*Requirement*:
Begin with the first line of the material and copy each line word for word through the line that contains "x_centers = np.linspace(0.005, 0.995, 100)"; the pictures are left out.

*Supplied data*:
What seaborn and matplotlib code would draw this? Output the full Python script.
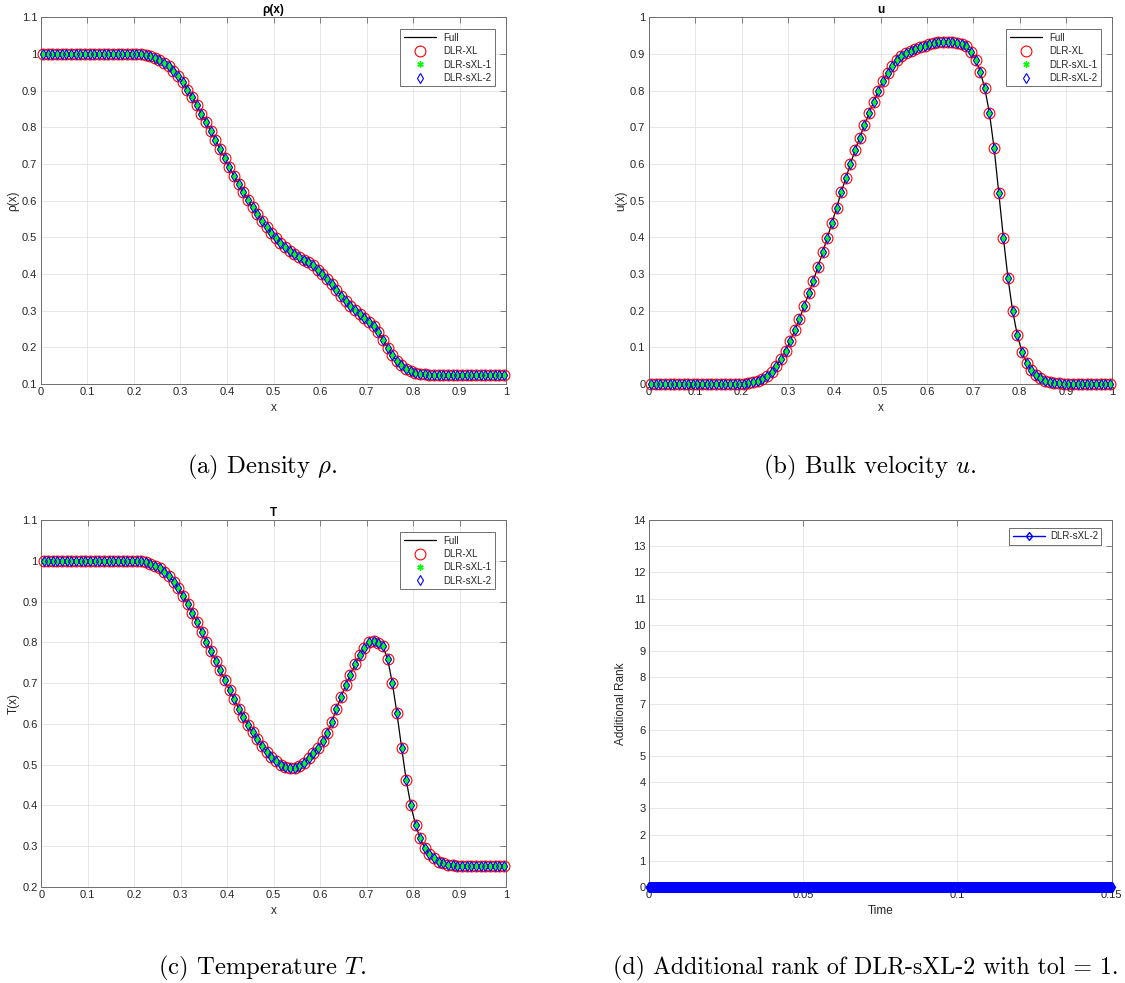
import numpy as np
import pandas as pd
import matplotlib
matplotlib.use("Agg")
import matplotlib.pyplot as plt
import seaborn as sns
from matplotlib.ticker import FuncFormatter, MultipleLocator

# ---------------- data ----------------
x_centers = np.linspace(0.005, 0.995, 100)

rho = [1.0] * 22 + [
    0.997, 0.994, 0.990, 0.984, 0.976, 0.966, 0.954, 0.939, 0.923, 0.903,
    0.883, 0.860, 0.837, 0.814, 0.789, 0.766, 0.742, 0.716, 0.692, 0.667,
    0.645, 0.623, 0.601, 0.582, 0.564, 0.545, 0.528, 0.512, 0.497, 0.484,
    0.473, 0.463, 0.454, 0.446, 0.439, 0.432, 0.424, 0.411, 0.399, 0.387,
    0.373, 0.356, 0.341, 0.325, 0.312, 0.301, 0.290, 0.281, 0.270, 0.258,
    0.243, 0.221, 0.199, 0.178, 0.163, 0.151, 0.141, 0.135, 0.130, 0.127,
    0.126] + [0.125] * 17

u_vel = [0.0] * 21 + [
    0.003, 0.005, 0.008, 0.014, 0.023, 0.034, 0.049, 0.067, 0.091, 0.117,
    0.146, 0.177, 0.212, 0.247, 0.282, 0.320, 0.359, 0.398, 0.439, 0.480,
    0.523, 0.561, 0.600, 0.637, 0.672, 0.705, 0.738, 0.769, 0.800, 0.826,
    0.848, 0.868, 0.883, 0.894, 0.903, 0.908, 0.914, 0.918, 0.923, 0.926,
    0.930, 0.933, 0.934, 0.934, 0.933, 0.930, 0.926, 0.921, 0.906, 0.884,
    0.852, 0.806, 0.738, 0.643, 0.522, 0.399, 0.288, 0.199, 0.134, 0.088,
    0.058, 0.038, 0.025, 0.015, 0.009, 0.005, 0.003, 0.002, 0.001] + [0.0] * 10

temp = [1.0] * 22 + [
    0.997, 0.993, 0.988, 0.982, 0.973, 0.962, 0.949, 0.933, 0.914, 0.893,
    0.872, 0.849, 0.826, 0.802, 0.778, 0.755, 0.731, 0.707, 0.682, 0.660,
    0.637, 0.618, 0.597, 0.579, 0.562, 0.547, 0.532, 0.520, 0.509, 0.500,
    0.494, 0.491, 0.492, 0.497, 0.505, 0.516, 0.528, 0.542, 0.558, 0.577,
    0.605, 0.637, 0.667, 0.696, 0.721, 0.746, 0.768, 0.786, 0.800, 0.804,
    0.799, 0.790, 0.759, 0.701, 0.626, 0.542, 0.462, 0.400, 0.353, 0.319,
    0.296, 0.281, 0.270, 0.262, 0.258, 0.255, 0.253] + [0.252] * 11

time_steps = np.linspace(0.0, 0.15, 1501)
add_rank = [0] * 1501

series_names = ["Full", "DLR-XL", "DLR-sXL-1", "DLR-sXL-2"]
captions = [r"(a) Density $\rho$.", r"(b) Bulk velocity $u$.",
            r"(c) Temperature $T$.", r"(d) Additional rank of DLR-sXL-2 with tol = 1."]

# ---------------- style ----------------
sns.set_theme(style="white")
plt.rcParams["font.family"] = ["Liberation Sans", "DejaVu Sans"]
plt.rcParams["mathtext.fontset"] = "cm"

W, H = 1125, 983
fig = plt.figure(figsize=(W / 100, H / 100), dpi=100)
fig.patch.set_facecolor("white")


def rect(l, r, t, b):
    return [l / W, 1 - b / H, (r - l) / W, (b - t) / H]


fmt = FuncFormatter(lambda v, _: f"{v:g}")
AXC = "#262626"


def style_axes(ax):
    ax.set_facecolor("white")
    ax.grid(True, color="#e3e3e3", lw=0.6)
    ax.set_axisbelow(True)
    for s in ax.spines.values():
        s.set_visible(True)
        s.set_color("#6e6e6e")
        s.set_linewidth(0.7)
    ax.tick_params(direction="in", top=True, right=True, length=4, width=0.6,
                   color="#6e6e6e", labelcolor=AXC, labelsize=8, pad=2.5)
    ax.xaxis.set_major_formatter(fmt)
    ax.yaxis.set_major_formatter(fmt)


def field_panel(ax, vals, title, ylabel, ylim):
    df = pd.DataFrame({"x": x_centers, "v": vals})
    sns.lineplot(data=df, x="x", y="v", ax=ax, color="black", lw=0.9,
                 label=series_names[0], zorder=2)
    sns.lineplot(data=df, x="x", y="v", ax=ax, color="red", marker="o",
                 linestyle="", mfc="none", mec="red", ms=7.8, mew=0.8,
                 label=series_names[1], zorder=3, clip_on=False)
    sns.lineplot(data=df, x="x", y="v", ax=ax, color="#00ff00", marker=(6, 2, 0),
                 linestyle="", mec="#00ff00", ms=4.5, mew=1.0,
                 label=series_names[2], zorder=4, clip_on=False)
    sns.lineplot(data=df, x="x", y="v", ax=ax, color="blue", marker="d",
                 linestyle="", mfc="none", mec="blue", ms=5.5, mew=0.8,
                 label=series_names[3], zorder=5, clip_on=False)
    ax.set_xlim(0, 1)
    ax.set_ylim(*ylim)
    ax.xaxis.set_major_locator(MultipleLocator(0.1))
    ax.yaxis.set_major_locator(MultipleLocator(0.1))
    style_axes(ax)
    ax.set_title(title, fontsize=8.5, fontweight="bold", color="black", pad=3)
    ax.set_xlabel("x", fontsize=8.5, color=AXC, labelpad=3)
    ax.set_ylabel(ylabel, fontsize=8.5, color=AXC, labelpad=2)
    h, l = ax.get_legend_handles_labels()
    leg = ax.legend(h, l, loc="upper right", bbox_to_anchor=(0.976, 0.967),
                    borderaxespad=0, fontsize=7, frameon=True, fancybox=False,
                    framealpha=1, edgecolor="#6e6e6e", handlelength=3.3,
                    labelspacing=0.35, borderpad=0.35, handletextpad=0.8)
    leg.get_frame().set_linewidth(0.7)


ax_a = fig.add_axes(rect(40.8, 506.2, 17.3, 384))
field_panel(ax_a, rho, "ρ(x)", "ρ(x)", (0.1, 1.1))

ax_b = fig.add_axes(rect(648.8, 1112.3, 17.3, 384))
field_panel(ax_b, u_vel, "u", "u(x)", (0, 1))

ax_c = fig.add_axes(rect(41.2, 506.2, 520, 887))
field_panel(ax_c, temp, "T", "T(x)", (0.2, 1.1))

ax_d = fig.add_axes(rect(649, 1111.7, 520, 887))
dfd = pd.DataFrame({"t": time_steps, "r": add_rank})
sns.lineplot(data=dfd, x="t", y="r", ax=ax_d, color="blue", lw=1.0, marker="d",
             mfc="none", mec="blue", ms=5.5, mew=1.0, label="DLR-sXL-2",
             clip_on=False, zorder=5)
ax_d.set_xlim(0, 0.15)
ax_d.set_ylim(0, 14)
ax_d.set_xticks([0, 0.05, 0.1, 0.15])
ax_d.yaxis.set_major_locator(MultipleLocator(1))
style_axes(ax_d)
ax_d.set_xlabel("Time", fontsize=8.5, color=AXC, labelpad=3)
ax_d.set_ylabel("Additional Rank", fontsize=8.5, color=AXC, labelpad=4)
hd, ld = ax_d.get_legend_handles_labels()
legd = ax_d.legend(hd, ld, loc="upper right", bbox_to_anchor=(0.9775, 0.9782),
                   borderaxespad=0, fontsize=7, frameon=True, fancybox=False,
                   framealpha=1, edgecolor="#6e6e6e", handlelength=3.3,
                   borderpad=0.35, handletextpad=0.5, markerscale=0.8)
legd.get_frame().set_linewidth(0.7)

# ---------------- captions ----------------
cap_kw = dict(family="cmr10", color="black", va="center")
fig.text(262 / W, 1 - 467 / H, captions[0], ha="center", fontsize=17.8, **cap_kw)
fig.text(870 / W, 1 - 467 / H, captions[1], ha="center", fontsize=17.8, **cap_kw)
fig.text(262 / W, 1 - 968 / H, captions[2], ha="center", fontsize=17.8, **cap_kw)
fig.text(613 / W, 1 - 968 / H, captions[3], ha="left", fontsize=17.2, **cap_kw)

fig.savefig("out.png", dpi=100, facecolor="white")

*Problem solution*:
What seaborn and matplotlib code would draw this? Output the full Python script.
import numpy as np
import pandas as pd
import matplotlib
matplotlib.use("Agg")
import matplotlib.pyplot as plt
import seaborn as sns
from matplotlib.ticker import FuncFormatter, MultipleLocator

# ---------------- data ----------------
x_centers = np.linspace(0.005, 0.995, 100)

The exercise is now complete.